§ **What to do**: Beginning with the first line, set down every line through the one containing "R_DOM = [-0.0046, 0.0442]", exactly as it appears, but not the pictures.

§ **Data section**:
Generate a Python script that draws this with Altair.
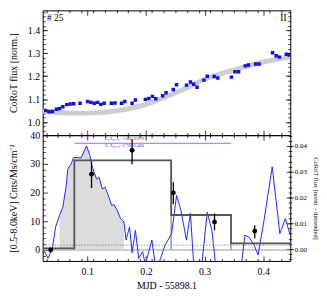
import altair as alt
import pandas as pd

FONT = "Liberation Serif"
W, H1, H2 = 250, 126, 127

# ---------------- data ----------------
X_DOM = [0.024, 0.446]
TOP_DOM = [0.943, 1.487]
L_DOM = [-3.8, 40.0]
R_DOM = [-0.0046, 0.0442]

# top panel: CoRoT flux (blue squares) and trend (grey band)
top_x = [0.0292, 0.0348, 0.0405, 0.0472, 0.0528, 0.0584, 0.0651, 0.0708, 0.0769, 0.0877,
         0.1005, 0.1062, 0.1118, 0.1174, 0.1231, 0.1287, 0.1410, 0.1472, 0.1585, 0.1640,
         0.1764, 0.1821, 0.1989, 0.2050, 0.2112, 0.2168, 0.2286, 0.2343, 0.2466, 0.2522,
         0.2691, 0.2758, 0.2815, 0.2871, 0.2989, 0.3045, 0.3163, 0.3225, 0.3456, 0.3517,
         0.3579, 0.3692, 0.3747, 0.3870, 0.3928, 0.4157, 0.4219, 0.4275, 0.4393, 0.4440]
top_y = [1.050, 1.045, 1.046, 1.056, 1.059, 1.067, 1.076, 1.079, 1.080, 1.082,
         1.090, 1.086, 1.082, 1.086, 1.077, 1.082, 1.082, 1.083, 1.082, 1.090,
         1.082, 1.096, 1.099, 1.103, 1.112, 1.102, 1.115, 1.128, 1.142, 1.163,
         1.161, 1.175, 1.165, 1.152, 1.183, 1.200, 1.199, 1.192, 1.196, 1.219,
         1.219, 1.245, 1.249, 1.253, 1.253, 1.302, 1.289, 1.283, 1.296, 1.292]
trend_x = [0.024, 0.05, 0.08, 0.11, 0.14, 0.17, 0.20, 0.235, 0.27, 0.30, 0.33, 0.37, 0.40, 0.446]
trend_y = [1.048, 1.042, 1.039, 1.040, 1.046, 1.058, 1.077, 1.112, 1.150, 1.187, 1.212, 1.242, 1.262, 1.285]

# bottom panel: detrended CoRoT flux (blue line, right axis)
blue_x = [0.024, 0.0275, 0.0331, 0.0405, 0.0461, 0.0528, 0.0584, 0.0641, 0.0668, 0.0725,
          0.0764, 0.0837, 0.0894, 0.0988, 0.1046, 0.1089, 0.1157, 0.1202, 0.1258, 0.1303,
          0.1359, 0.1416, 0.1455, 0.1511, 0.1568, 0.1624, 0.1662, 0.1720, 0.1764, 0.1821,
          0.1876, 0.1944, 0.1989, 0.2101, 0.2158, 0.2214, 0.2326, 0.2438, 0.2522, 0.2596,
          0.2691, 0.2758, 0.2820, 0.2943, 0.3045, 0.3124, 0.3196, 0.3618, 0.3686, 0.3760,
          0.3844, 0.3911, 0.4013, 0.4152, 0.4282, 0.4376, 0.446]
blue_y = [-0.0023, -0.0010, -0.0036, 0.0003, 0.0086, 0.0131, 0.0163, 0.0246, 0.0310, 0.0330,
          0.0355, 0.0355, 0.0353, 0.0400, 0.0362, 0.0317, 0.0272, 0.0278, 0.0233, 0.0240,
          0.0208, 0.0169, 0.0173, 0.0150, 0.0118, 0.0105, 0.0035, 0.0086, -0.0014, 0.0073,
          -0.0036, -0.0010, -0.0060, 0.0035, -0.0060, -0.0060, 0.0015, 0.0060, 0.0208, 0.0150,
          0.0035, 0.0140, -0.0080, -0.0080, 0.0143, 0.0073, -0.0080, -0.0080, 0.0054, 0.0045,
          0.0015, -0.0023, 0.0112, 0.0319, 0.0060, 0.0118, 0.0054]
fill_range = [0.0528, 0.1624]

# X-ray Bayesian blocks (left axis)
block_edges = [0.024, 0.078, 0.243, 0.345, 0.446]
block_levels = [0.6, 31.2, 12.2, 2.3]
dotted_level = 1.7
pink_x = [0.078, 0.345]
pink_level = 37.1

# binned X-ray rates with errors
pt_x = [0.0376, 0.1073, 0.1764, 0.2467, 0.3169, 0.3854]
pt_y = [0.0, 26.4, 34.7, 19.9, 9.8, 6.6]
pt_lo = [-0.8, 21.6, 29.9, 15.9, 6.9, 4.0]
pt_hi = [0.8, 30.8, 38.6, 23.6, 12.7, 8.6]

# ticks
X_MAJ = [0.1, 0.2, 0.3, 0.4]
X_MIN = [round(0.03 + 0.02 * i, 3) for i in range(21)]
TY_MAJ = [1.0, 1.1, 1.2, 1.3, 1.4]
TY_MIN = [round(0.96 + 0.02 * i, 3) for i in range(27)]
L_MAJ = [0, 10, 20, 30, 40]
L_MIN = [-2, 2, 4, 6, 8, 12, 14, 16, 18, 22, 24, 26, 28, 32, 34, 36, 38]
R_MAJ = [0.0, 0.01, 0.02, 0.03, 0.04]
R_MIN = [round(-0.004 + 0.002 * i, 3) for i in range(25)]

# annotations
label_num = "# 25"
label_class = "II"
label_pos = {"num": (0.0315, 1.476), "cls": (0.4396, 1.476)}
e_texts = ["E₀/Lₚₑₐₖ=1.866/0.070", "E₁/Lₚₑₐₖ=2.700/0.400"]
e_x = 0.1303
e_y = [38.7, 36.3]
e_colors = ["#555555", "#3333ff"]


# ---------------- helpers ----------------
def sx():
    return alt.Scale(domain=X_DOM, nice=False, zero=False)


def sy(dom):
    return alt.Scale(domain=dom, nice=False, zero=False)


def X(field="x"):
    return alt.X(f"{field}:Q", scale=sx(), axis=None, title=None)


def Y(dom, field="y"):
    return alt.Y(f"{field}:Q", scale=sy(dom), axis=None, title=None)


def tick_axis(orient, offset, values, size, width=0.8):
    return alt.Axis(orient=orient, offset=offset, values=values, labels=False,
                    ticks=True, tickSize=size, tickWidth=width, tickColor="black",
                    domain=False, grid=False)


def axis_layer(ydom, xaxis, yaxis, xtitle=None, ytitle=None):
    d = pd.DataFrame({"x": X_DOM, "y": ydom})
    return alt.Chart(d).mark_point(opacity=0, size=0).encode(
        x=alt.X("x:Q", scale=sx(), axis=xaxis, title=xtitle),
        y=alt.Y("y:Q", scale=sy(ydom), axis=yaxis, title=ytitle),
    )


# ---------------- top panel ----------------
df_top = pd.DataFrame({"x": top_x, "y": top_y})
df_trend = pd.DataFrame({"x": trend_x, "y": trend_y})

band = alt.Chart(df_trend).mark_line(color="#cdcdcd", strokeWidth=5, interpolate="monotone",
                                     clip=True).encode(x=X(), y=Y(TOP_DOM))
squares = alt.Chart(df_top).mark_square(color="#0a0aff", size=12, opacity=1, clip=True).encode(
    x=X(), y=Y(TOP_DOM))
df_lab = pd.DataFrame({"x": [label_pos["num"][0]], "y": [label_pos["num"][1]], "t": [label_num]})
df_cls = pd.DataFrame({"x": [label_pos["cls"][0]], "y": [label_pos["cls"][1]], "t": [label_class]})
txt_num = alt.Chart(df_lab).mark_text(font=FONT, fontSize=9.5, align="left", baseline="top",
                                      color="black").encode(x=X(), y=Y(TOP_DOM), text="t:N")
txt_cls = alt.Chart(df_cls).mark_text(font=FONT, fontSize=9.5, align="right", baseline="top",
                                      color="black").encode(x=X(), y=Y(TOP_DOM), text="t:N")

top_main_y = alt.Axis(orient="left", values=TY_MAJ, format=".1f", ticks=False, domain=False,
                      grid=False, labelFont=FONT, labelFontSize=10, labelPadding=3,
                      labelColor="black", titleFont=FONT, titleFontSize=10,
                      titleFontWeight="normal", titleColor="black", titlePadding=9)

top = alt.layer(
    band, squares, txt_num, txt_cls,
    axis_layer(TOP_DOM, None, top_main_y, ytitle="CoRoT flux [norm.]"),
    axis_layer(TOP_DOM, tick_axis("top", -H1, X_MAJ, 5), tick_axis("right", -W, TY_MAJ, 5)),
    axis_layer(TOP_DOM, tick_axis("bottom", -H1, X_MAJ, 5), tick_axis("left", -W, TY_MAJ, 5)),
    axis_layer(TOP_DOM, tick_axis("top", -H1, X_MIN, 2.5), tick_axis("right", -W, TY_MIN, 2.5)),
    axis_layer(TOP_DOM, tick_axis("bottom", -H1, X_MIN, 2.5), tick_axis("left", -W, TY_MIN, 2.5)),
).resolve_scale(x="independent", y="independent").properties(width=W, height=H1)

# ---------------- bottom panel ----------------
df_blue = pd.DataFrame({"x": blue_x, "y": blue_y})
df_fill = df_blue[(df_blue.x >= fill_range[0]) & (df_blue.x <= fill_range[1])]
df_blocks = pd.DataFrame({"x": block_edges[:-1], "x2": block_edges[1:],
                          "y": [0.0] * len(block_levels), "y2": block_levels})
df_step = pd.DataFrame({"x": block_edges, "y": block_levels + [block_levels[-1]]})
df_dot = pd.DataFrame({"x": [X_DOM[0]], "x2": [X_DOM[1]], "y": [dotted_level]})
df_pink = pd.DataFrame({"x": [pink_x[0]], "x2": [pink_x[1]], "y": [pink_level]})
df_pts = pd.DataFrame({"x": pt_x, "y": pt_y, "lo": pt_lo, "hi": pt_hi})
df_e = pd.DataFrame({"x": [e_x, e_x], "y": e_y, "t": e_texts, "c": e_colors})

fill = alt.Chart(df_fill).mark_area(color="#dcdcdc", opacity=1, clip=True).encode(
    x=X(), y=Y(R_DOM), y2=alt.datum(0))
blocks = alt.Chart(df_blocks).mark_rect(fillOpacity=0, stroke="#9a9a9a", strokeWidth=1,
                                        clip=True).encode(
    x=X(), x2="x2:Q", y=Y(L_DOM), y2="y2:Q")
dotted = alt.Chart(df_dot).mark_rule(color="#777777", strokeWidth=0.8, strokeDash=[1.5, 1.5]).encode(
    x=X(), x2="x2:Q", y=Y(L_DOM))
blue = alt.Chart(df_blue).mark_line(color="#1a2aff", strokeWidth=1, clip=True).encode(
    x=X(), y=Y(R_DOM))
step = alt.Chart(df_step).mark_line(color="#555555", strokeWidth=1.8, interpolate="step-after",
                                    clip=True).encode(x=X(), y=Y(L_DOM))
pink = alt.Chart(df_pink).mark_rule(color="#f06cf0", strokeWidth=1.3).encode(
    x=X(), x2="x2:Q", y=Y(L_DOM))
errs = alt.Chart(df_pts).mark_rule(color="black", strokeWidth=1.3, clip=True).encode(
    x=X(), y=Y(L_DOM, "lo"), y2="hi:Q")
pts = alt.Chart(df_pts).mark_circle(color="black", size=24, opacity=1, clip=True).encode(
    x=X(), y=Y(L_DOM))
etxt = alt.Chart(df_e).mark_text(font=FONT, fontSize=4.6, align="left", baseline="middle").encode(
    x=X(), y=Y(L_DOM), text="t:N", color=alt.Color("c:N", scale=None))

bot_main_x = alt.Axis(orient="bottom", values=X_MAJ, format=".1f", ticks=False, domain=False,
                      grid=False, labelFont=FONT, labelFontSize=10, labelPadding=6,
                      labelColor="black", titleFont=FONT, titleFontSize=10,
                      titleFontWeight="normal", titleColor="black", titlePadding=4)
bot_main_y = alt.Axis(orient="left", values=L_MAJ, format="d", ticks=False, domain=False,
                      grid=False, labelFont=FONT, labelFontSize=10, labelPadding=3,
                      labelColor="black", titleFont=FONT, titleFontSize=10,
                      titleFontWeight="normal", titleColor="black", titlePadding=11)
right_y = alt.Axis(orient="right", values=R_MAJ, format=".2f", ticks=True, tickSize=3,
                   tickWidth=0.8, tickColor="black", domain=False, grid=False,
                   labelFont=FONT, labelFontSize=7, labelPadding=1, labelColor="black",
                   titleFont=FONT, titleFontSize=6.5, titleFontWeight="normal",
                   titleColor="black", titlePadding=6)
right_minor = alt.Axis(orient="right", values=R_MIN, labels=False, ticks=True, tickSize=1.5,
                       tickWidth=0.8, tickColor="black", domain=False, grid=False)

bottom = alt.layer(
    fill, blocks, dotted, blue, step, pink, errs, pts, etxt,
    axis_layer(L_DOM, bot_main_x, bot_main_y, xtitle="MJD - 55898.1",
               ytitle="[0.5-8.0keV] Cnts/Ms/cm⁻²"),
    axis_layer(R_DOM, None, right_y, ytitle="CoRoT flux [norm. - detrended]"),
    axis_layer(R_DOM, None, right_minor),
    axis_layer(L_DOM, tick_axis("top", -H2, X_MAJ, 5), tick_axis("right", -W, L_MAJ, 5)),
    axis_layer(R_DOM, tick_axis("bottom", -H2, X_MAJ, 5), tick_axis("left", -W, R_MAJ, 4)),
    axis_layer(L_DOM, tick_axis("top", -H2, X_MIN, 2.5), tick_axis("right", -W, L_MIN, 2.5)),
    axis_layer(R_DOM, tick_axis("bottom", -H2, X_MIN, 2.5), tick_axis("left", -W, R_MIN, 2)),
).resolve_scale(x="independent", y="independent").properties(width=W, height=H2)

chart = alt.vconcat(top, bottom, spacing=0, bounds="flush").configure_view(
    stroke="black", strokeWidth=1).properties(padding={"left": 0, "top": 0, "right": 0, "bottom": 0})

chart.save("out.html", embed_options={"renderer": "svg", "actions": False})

§ **Response for this exercise**:
Generate a Python script that draws this with Altair.
import altair as alt
import pandas as pd

FONT = "Liberation Serif"
W, H1, H2 = 250, 126, 127

# ---------------- data ----------------
X_DOM = [0.024, 0.446]
TOP_DOM = [0.943, 1.487]
L_DOM = [-3.8, 40.0]
R_DOM = [-0.0046, 0.0442]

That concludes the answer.